Thanks so much for the opportunity to work for [business]. I wish you all the best with everything!

Offer them a list of potential online alternative such as Fiverr or someone you know who would appreciate their business. Make sure you are clear that you will no longer be available to work with them, don't leave room for misunderstanding and then move on.

How to filter them out in future?

The other part of this filtering alongside pruning bad clients to make room for good clients, is also being able to identify any potentially bad clients who may approach you looking to work together. You will need to have some sort of filter in place to make sure they are kept away.

Look for red flags. Some examples of red flags might be: The client orders you around, they micro manage, the don't listen to you, they don't follow your rules. If there is any lack of respect of your rules, time or talent, then this is a red flag and they are not to be worked with.

Adding a questionnaire to your contact page is an excellent way to filter clients as only those who love what you do, are committed and will take the time to fill it out. Time wasters can't be bothered, which is perfect as you don't want to work with then anyway.

What do ideal clients look like?

It's easier to find, notice and attract your ideal clients when you begin to define the qualities they possess.
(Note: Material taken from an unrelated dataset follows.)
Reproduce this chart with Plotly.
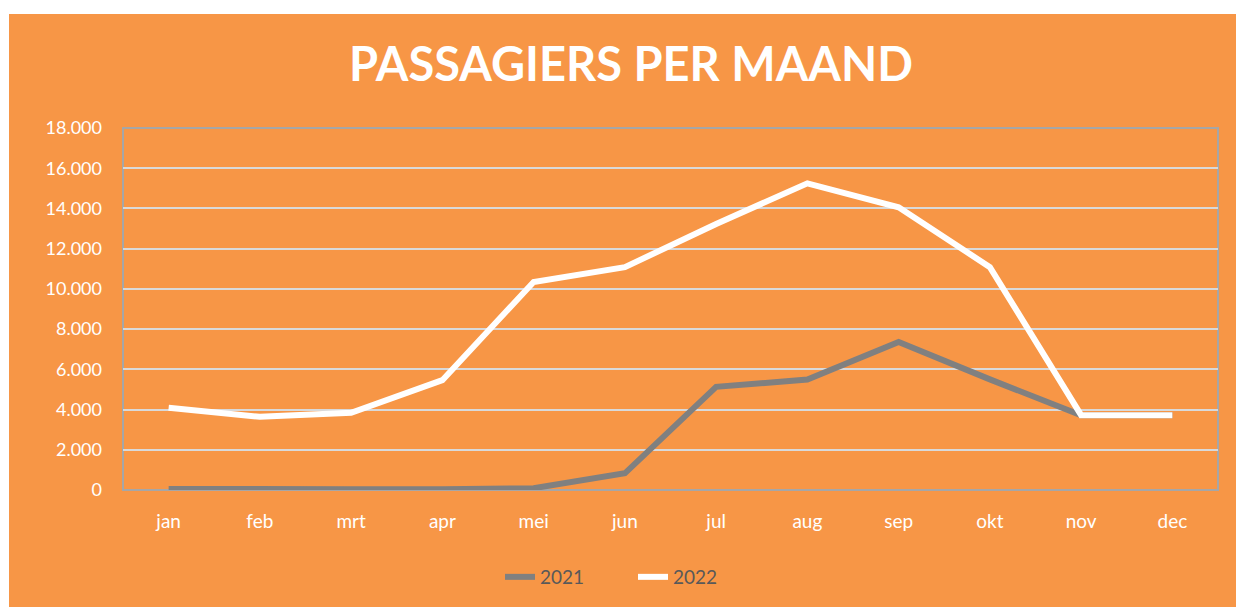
import plotly.graph_objects as go

months = ["jan", "feb", "mrt", "apr", "mei", "jun", "jul", "aug", "sep", "okt", "nov", "dec"]
pax_2021 = [50, 20, 40, 40, 90, 830, 5130, 5490, 7360, 5500, 3720, 3720]
pax_2022 = [4090, 3640, 3840, 5460, 10340, 11080, 13230, 15250, 14060, 11080, 3720, 3720]
y_ticks = [0, 2000, 4000, 6000, 8000, 10000, 12000, 14000, 16000, 18000]

ORANGE = "#F79646"
W, H = 1236, 607
L, R, T, B = 123, 18, 128, 117
pw, ph = W - L - R, H - T - B

fig = go.Figure()
fig.add_trace(go.Scatter(x=months, y=pax_2021, name="2021", mode="lines",
                         line=dict(color="#808080", width=6)))
fig.add_trace(go.Scatter(x=months, y=pax_2022, name="2022", mode="lines",
                         line=dict(color="#FFFFFF", width=6)))

def px2x(p):
    return (p - L) / pw

def py2y(p):
    return (H - B - p) / ph

shapes = [
    # white strips outside the orange panel
    dict(type="rect", xref="paper", yref="paper", x0=px2x(-5), x1=px2x(W + 5),
         y0=py2y(14), y1=py2y(-5), fillcolor="white", line=dict(width=0), layer="below"),
    dict(type="rect", xref="paper", yref="paper", x0=px2x(-5), x1=px2x(9),
         y0=py2y(H + 5), y1=py2y(-5), fillcolor="white", line=dict(width=0), layer="below"),
    # plot area border
    dict(type="rect", xref="paper", yref="paper", x0=0, x1=1, y0=0, y1=1,
         line=dict(color="#A6A6A6", width=2), fillcolor="rgba(0,0,0,0)", layer="below"),
]

fig.update_layout(
    width=W, height=H,
    margin=dict(l=L, r=R, t=T, b=B, autoexpand=False),
    paper_bgcolor=ORANGE, plot_bgcolor=ORANGE,
    separators=",.",
    font=dict(family="Lato", color="white"),
    title=dict(text="<b>PASSAGIERS PER MAAND</b>", x=631 / W, xref="container", xanchor="center",
               y=1 - 65 / H, yanchor="middle", font=dict(size=47, color="white", family="Lato")),
    xaxis=dict(range=[-0.5, 11.5], showgrid=False, zeroline=False, showline=False,
               ticks="", tickfont=dict(size=19, color="white"), ticklabelstandoff=18),
    yaxis=dict(range=[0, 18000], tickvals=y_ticks, tickformat=",d", showgrid=True,
               gridcolor="#D9D9D9", gridwidth=2, zeroline=False, showline=False,
               ticks="", tickfont=dict(size=18, color="white"), ticklabelstandoff=20),
    legend=dict(orientation="h", x=px2x(633), y=py2y(577), xanchor="center", yanchor="middle",
                font=dict(size=19, color="#595959"), bgcolor="rgba(0,0,0,0)",
                entrywidth=88, entrywidthmode="pixels", itemwidth=30),
    showlegend=True,
    shapes=shapes,
)

fig.write_html("out.html", config={"displayModeBar": False},
               post_script="document.body.style.margin='0';")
Try asking yourself: "What are their qualities and characteristics? What do they do? Where do they go? What do they do?"

Although it's not easy to turn away difficult clients, let alone actively stop working with them, it's tremendously empowering and rewarding once you do.

As I said in the beginning, I'm not advocating a full cull straight away, but instead take some time to analyse your current client list so you can identify the ones you would rather not work with in the future. Then it's about gradually pruning them out, filtering to make sure you don't take on any more bad clients and setting yourself up to attract dream clients.